--- Start of Source records ---

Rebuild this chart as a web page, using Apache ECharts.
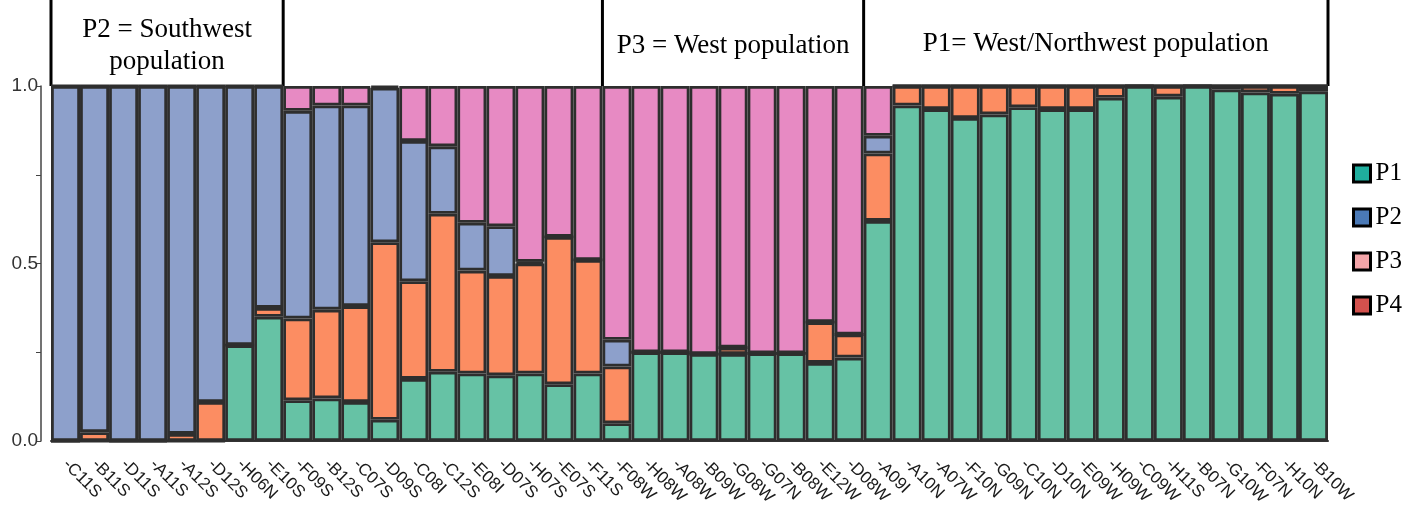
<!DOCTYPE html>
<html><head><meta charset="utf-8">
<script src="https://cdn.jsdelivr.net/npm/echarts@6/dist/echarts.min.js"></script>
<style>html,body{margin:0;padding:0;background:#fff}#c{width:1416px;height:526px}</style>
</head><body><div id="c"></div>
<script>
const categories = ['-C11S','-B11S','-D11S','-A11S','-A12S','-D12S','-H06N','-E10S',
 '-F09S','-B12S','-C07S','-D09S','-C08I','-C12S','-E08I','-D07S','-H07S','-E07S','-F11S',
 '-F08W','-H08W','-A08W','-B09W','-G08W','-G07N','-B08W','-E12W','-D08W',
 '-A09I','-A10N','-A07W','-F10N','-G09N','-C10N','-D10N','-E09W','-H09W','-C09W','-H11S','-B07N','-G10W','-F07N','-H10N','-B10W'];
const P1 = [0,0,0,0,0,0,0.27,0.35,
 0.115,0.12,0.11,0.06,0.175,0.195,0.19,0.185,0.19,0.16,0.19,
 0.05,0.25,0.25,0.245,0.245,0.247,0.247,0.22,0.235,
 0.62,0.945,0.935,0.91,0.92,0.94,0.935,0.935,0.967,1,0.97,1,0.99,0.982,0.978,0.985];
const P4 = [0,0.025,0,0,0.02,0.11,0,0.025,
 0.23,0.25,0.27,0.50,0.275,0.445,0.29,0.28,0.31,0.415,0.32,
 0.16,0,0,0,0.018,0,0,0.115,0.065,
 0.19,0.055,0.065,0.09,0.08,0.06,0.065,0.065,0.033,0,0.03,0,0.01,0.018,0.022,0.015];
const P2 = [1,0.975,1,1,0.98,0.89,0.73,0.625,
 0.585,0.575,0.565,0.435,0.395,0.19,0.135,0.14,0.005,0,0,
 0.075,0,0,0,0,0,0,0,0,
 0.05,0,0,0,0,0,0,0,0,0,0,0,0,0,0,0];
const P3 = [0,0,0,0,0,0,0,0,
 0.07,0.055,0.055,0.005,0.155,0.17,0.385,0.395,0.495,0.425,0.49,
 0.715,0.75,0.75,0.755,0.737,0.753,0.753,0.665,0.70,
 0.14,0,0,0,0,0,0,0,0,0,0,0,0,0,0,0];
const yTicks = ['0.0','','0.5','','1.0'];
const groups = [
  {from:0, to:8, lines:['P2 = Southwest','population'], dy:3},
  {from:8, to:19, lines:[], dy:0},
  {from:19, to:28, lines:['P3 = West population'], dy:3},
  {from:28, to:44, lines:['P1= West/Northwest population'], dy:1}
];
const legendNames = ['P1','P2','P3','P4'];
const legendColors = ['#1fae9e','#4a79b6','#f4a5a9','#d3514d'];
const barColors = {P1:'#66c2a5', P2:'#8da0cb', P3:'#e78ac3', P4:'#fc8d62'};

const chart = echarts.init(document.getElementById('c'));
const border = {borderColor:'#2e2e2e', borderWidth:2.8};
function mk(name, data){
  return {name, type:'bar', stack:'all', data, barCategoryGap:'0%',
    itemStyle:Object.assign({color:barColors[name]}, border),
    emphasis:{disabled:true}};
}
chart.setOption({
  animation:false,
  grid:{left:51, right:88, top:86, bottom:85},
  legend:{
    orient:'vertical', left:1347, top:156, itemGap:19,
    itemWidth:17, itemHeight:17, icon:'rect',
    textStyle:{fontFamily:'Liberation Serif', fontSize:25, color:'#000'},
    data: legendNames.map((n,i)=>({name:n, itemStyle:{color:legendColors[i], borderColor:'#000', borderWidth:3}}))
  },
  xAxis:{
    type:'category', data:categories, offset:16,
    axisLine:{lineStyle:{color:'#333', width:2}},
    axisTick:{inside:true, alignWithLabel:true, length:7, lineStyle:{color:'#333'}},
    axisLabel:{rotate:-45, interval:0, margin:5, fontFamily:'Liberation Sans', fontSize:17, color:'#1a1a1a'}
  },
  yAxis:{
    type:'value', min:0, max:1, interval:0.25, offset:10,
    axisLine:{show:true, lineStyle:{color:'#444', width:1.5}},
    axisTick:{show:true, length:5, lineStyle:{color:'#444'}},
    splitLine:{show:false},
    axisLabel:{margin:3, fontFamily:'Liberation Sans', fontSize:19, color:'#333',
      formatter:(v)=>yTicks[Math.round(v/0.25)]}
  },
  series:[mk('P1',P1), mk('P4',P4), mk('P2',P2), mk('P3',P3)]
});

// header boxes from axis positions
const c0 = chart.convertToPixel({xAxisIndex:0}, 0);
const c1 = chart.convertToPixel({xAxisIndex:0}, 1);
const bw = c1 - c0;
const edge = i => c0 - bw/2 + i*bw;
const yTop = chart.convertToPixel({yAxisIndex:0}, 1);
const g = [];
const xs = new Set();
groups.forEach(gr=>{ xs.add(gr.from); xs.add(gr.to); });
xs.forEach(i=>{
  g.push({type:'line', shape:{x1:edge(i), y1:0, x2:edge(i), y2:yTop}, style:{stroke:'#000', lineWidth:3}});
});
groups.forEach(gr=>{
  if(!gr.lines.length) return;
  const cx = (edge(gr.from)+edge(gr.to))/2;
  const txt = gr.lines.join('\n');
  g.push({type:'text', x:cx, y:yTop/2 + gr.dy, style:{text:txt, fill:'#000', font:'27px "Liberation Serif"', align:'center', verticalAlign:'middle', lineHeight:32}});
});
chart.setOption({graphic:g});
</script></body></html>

--- End of Source records ---
--- Start of Source records ---

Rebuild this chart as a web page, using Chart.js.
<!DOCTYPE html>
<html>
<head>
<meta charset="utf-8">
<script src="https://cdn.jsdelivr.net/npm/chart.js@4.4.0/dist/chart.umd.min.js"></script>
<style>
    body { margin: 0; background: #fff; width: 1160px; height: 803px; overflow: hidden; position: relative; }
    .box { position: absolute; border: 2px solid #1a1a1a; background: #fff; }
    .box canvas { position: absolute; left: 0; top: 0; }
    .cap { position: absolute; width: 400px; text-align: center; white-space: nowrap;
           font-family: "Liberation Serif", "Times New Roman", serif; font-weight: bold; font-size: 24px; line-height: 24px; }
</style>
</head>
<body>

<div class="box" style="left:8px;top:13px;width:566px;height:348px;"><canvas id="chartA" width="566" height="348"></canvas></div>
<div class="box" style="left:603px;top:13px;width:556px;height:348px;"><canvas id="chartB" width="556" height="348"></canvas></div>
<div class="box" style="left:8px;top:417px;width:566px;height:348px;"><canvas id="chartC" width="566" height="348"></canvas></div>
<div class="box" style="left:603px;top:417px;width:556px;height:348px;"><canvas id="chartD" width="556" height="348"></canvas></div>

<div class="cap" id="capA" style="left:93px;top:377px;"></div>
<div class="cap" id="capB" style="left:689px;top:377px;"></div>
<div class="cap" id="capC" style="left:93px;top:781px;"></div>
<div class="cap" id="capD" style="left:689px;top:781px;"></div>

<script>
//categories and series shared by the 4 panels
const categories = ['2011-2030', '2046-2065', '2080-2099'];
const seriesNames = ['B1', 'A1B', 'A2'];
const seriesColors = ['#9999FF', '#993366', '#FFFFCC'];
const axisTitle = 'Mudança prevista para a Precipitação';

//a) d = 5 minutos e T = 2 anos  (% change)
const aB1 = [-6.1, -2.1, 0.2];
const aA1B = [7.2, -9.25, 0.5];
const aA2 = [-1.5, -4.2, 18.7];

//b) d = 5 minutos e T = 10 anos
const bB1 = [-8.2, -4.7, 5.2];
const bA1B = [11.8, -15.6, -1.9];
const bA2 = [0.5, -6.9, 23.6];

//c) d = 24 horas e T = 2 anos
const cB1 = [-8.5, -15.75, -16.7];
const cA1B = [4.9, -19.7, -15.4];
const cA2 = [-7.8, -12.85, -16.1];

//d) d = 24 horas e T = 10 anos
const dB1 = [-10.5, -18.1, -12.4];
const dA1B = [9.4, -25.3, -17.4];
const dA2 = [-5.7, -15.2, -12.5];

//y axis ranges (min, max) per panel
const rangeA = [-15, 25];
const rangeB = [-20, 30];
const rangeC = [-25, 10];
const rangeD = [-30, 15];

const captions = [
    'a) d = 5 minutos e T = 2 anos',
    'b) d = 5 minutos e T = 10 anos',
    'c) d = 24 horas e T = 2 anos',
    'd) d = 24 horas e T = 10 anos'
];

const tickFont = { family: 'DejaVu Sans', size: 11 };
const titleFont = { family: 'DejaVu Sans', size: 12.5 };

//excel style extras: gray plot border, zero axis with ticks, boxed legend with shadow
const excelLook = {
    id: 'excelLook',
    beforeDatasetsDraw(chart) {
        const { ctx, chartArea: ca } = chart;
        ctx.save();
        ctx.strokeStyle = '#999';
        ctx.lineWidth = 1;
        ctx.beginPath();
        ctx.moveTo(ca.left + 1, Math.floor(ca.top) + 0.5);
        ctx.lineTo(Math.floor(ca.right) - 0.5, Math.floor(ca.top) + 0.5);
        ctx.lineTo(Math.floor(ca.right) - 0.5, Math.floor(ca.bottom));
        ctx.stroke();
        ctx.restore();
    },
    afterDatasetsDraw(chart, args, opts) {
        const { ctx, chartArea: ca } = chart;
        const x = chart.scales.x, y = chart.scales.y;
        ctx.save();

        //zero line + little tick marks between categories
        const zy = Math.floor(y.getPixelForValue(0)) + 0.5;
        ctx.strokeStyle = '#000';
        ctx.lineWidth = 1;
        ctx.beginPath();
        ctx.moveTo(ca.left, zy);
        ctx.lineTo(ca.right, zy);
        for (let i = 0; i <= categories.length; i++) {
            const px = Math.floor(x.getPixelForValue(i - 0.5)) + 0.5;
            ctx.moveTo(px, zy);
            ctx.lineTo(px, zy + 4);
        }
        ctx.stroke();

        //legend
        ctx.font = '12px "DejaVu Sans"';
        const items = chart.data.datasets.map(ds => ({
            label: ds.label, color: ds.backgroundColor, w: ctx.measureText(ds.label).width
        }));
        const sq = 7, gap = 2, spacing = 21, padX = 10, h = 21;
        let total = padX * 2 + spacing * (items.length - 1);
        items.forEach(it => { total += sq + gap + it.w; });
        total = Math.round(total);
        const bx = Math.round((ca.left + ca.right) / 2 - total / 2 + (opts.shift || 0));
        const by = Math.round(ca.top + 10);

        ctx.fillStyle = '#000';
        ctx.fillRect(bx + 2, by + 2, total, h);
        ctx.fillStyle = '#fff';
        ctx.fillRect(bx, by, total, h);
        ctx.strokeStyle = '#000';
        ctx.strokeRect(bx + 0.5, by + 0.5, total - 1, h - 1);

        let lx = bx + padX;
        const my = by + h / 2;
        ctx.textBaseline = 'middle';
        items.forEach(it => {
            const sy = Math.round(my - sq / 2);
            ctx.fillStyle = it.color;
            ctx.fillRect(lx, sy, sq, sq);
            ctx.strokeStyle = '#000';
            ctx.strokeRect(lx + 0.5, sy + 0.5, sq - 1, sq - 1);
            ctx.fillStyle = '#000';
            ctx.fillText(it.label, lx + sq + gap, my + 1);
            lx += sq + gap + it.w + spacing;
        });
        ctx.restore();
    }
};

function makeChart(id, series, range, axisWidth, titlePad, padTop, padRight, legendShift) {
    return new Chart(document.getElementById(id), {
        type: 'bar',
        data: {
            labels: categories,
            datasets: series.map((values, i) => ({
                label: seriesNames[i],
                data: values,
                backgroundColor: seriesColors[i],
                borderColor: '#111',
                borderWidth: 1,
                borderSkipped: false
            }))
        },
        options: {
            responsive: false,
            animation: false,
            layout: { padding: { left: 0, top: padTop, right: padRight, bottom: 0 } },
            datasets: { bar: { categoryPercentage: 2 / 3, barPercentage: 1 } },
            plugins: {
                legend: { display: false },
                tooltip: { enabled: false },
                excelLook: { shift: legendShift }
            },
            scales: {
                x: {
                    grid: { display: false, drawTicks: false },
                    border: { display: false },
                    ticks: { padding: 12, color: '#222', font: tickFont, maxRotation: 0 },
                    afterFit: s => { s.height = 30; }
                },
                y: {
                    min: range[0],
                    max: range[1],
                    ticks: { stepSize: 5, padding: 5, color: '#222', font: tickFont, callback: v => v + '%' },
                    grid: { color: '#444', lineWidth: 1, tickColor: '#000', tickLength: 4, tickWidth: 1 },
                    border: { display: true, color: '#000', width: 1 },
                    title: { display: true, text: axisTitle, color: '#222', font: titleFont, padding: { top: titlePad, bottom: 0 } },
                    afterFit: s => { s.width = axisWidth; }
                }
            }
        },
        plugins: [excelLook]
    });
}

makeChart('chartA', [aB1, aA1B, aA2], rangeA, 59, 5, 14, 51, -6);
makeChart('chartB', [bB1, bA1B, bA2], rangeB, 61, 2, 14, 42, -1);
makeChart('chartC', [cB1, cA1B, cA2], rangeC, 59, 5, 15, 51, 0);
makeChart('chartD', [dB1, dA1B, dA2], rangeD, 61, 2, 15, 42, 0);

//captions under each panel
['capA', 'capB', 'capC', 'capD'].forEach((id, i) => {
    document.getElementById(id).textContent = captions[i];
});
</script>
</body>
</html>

--- End of Source records ---

*Stated exercise:*
Each line that has the word "using" should be copied.

*Solution below:*
Rebuild this chart as a web page, using Apache ECharts.
Rebuild this chart as a web page, using Chart.js.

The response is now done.